In another not-very-surprising court decision released today, Federal District Court Judge Julie A. Robinson granted Kansas Governor Sam Brownback’s motion to dismiss a lawsuit filed against him and Kansas Attorney General Derek Schmidt by the gun prohibitionists at the Brady Campaign.
The Court found that the “Brady Campaign lacks Article III standing to challenge the Second Amendment Protection Act in this lawsuit because it has not shown that enforcement of the statute inflicts an actual or imminently-threatened injury on any Brady Campaign member. Accordingly, this Court lacks subject matter jurisdiction to consider the merits…”
The Brady Campaign had asked the Court to “declare unconstitutional and enjoin Defendants from enforcing the Kansas Second Amendment Act, which prohibits application of some federal gun control laws to personal firearms made and kept within Kansas borders.” (K.S.A. §§ 50-1201–1211.)
The thrust of the case, as explained in the decision:
Brady Campaign thus brings this action seeking an injunction to prevent Defendants from enforcing the Act as well as a declaratory judgment that the Act is unconstitutional on its face. Brady Campaign alleges four causes of action: (1) the Act is unconstitutional under the Supremacy Clause of the United States Constitution because it purports to nullify federal gun control laws and regulations and to define the limits of congressional authority under the Commerce Clause; (2) the Act is void for vagueness under the United States Constitution because it is insufficiently explicit to inform who may be subject to its enforcement provisions or what conduct on their part will render them liable for penalties; (3) the Act is void for vagueness under the Kansas Constitution for the same reasons; and (4) under 42 U.S.C. § 1983 for deprivation of due process under the Fourteenth Amendment.
But, ruled the Court:
“…at this time, Brady Campaign has not alleged an actual or imminent injury that is fairly traceable to the enforcement of the Act and redressable by a favorable decision by this Court. Brady Campaign, therefore, lacks Article III standing to mount a constitutional challenge to the Second Amendment Protection Act. The Court therefore need not reach the other issues raised in Defendants’ motion to dismiss. The Court grants Defendants’ motion to dismiss for lack of subject matter jurisdiction.”

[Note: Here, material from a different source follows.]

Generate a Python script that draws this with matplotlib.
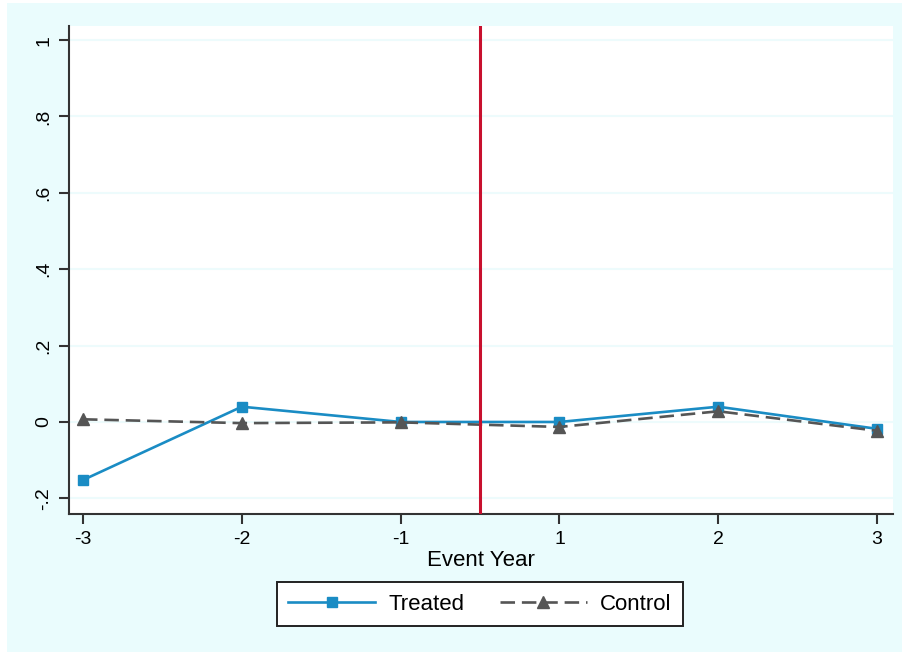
import numpy as np
import matplotlib
matplotlib.use("Agg")
import matplotlib.pyplot as plt
from matplotlib.patches import Rectangle

# values
event_years = ["-3", "-2", "-1", "1", "2", "3"]
treated = [-0.152, 0.040, 0.000, 0.000, 0.040, -0.018]
control = [0.007, -0.003, -0.001, -0.013, 0.028, -0.023]
ytick_vals = [-0.2, 0, 0.2, 0.4, 0.6, 0.8, 1.0]
ytick_labels = ["-.2", "0", ".2", ".4", ".6", ".8", "1"]
event_line = 2.5   # between -1 and 1

plt.rcParams['font.family'] = ['Liberation Sans', 'DejaVu Sans']
bg = "#eafcfd"

fig = plt.figure(figsize=(9.02, 6.52), dpi=100, facecolor=bg)
# thin white strips at top and left edge
fig.patches.append(Rectangle((0, 1 - 3 / 652), 1, 3 / 652, transform=fig.transFigure,
                             facecolor="white", edgecolor="none", zorder=-1))
fig.patches.append(Rectangle((0, 0), 7 / 902, 1, transform=fig.transFigure,
                             facecolor="white", edgecolor="none", zorder=-1))

ax = fig.add_axes([69 / 902, 1 - 514 / 652, (893 - 69) / 902, (514 - 26) / 652])
ax.set_facecolor("white")

x = np.arange(len(event_years))
ax.plot(x, treated, color="#1a8cc4", lw=1.9, marker="s", ms=7.5,
        label="Treated", zorder=3)
ax.plot(x, control, color="#555555", lw=1.9, ls=(0, (5.5, 2.6)), marker="^", ms=9,
        label="Control", zorder=4)
ax.axvline(event_line, color="#c8102e", lw=2.2, zorder=5)

ax.set_xlim(-0.088, 5.10)
ax.set_ylim(-0.241, 1.037)
ax.set_xticks(x)
ax.set_xticklabels(event_years)
ax.set_yticks(ytick_vals)
ax.set_yticklabels(ytick_labels, rotation=90, va="center")
ax.grid(axis="y", color="#edfbfc", lw=1.5)
ax.set_axisbelow(True)

for s in ["top", "right"]:
    ax.spines[s].set_visible(False)
for s in ["left", "bottom"]:
    ax.spines[s].set_linewidth(1.5)
    ax.spines[s].set_color("#333333")
ax.tick_params(length=7, width=1.5, color="#333333", labelsize=14, pad=5)
ax.set_xlabel("Event Year", fontsize=16, labelpad=2)

leg = fig.legend(loc="center", bbox_to_anchor=(480 / 902, 1 - 604 / 652), ncol=2,
                 fontsize=16, handlelength=3.9, handletextpad=0.6, columnspacing=1.6,
                 numpoints=1, fancybox=False, framealpha=1, borderpad=0.5)
leg.get_frame().set_edgecolor("#222222")
leg.get_frame().set_linewidth(1.4)

plt.savefig("out.png", dpi=100, facecolor=fig.get_facecolor())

Apparently, City of Hiawatha, Kansas Mayor Crosby Gernon felt that “he will be criminally prosecuted or held civilly liable under the Act’s enforcement provisions.” But, in this case, feelings weren’t enough to overcome the Brady plaintiffs’ terminal deficiencies. (Just don’t anyone go tell Seventh Circuit Court of Appeals Judge Easterbrook.)
Ultimately, said Judge Robinson in the opinion, “the prospect of future enforcement of the Act against Mayor Gernon, or any other Brady Campaign member, is purely speculative.”
“Purely speculative.” Pretty much sums up gun control in general, doesn’t it? (Well, that and ‘disingenuous,’ a word the Court left out of this opinion, though others have been less understanding recently of the “bad apple lawyers”at the Brady Bunch, like Jonathan Lowy, director of the Brady Center’s Legal Action Project, and their suspect litigation practices.)